§ Extracted records:
---

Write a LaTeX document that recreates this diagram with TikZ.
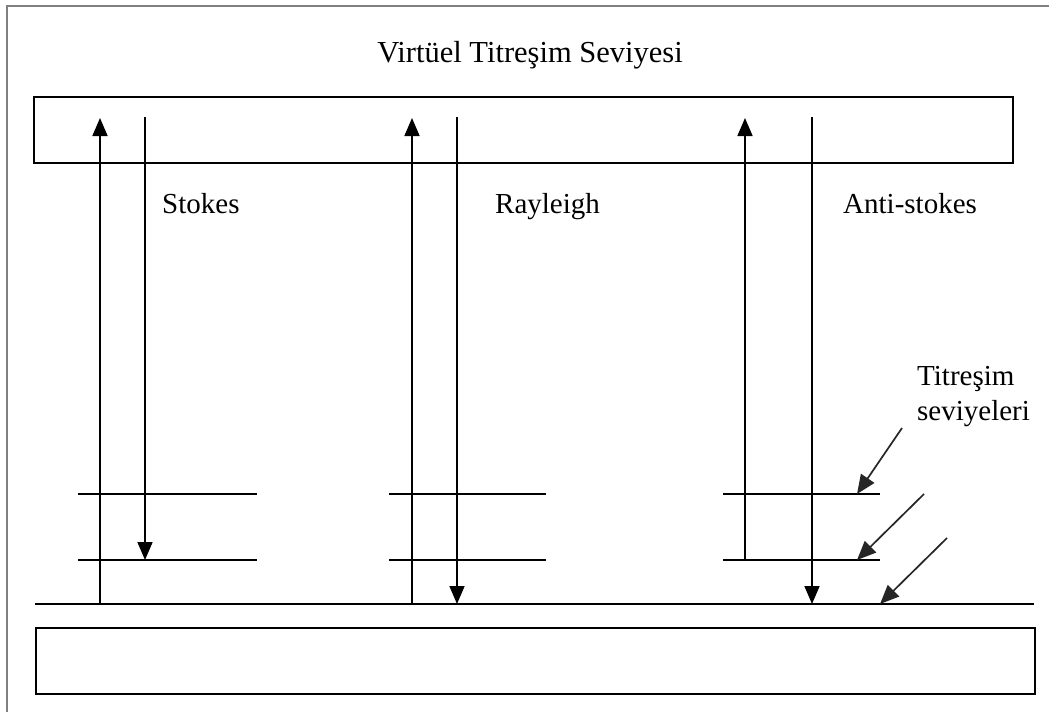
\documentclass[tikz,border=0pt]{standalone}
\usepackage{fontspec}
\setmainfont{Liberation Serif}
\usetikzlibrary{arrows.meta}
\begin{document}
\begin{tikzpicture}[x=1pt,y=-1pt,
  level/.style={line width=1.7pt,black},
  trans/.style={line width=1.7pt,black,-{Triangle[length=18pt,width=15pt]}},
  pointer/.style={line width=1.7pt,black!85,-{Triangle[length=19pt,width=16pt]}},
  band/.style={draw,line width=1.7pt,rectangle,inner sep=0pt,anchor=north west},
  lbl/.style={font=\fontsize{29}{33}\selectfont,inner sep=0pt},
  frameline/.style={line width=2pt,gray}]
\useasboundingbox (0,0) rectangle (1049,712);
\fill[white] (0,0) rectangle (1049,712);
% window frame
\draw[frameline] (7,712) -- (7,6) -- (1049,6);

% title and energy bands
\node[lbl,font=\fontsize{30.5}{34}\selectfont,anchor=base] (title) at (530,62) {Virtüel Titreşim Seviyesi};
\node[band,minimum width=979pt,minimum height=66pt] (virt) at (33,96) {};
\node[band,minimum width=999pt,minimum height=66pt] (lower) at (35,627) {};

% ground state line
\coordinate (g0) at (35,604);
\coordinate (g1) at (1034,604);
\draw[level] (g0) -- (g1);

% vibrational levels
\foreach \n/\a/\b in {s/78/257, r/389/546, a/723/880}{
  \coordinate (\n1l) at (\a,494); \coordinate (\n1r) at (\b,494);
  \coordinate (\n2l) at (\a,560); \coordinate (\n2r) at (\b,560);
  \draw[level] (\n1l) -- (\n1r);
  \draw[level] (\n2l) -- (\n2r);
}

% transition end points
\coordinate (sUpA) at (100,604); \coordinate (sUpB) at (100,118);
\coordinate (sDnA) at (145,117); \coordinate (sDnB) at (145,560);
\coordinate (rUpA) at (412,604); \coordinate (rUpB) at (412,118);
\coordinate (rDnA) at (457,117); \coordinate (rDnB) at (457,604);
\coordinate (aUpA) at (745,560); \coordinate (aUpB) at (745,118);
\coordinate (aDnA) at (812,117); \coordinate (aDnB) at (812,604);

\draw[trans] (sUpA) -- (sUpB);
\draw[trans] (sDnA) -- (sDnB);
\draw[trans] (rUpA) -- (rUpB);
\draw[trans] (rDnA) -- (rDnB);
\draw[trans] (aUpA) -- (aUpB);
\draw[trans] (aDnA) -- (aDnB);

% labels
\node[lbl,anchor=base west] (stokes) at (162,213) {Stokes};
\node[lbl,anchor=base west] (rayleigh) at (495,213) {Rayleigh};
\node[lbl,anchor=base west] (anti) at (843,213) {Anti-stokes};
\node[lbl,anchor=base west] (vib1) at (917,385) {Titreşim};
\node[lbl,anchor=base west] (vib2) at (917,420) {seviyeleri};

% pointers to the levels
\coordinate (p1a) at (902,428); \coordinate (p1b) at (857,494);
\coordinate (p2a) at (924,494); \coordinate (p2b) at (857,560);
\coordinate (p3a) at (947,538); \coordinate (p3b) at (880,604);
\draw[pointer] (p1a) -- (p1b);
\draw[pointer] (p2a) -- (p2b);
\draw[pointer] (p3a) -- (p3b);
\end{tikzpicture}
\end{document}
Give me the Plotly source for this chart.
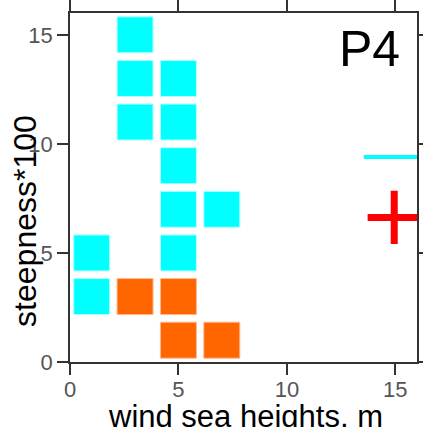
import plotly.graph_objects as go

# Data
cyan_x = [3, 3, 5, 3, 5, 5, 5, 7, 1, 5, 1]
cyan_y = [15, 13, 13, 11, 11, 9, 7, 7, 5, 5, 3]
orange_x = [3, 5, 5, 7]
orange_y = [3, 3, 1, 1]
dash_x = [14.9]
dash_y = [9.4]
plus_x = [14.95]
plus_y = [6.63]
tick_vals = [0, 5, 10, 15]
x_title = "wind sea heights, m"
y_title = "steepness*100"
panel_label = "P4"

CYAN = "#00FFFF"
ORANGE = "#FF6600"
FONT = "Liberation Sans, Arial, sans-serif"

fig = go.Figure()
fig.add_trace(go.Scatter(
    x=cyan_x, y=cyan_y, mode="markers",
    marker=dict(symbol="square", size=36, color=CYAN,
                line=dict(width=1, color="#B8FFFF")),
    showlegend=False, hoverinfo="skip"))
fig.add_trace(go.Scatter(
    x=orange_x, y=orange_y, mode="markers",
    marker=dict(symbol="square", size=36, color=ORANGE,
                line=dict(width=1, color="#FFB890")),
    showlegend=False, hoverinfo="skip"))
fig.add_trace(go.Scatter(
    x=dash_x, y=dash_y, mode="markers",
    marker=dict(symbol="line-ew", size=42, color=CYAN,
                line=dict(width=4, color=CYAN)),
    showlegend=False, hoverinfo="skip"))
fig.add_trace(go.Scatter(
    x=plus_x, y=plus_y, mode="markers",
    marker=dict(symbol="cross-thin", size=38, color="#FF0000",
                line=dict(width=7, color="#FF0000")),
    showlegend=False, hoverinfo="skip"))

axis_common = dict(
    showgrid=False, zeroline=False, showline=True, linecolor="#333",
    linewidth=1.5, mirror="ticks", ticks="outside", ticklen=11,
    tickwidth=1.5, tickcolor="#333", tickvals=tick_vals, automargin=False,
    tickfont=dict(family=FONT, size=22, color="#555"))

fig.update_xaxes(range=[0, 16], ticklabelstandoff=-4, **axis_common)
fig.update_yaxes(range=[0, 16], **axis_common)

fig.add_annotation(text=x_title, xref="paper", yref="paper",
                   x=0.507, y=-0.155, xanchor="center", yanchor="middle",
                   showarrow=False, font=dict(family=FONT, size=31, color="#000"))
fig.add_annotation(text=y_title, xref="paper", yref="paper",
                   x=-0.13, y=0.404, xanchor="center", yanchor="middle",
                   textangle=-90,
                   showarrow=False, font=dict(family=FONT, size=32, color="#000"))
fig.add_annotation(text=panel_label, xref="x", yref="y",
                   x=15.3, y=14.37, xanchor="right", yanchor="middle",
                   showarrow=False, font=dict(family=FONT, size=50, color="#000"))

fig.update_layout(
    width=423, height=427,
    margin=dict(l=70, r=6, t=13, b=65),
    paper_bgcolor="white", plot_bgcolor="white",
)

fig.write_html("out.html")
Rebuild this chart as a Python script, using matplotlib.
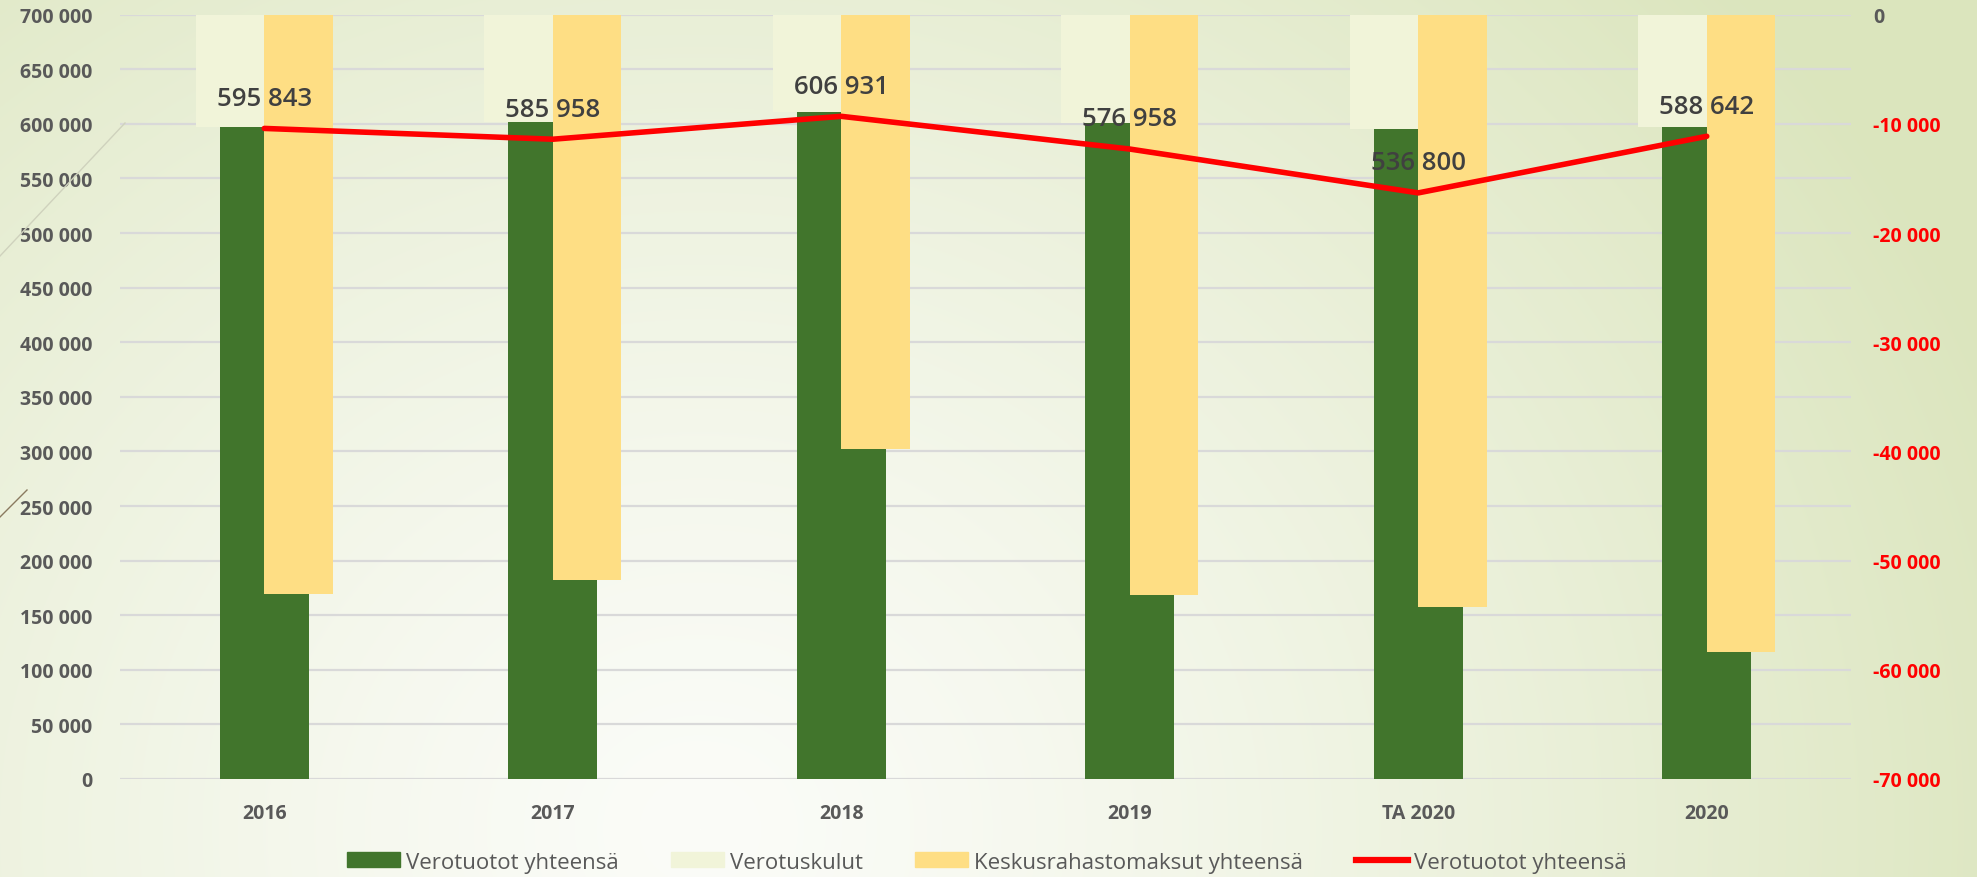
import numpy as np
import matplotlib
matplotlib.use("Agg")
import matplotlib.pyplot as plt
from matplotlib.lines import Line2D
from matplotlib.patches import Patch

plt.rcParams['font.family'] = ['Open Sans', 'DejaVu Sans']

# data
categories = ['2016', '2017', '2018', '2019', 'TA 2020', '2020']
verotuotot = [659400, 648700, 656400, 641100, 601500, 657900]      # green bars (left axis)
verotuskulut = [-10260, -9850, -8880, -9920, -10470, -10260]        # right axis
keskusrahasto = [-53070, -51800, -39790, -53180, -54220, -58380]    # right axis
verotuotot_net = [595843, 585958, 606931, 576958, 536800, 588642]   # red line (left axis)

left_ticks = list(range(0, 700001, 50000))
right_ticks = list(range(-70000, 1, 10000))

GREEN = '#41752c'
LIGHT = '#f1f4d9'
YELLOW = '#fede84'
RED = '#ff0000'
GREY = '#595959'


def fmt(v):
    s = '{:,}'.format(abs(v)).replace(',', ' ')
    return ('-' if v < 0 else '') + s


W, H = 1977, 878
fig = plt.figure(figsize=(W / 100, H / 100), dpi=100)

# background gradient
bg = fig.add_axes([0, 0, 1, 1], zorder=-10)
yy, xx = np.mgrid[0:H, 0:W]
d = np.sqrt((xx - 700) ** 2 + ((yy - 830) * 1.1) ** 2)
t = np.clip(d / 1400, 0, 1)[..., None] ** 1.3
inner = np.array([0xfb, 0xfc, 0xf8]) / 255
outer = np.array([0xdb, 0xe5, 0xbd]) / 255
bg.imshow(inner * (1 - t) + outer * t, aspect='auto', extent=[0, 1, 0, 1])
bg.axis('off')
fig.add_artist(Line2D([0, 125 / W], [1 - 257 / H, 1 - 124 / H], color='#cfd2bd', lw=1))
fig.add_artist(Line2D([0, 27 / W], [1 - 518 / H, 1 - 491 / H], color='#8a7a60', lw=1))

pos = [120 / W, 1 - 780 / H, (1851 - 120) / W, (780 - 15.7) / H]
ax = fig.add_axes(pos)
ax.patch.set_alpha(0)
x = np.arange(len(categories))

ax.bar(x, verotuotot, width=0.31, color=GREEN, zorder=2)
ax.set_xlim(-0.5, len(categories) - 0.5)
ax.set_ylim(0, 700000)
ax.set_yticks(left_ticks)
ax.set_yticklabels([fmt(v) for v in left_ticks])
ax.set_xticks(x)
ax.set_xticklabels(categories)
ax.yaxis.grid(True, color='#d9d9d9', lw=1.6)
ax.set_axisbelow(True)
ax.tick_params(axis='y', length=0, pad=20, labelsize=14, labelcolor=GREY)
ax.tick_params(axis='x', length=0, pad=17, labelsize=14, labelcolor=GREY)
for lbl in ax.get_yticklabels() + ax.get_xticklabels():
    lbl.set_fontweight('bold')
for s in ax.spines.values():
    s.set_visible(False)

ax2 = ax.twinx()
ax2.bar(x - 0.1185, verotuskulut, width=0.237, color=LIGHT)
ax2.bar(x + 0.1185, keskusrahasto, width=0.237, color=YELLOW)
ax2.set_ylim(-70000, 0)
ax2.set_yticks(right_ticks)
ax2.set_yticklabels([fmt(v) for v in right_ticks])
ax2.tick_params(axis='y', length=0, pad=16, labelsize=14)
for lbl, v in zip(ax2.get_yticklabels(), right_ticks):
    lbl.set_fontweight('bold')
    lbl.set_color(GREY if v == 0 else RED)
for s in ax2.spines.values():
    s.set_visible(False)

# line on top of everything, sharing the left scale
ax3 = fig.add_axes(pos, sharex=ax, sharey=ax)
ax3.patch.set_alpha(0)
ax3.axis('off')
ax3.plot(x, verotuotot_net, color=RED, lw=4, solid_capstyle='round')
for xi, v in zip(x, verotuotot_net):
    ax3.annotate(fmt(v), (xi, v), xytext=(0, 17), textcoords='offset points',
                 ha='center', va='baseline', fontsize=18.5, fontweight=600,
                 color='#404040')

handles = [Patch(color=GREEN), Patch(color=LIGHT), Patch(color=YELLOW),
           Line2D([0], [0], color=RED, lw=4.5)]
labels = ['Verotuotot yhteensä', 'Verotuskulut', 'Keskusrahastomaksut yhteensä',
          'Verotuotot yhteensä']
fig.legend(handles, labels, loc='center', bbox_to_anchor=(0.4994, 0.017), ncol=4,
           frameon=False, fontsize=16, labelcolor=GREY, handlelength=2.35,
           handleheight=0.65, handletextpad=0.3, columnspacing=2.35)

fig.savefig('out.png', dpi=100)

---

§ Problem to solve:
Your first line is the one with "Give me the Plotly source for this chart.", and your last is the one with "import plotly.graph_objects as go". Copy those and every line between them exactly, without any pictures.

§ Task result:
Give me the Plotly source for this chart.
import plotly.graph_objects as go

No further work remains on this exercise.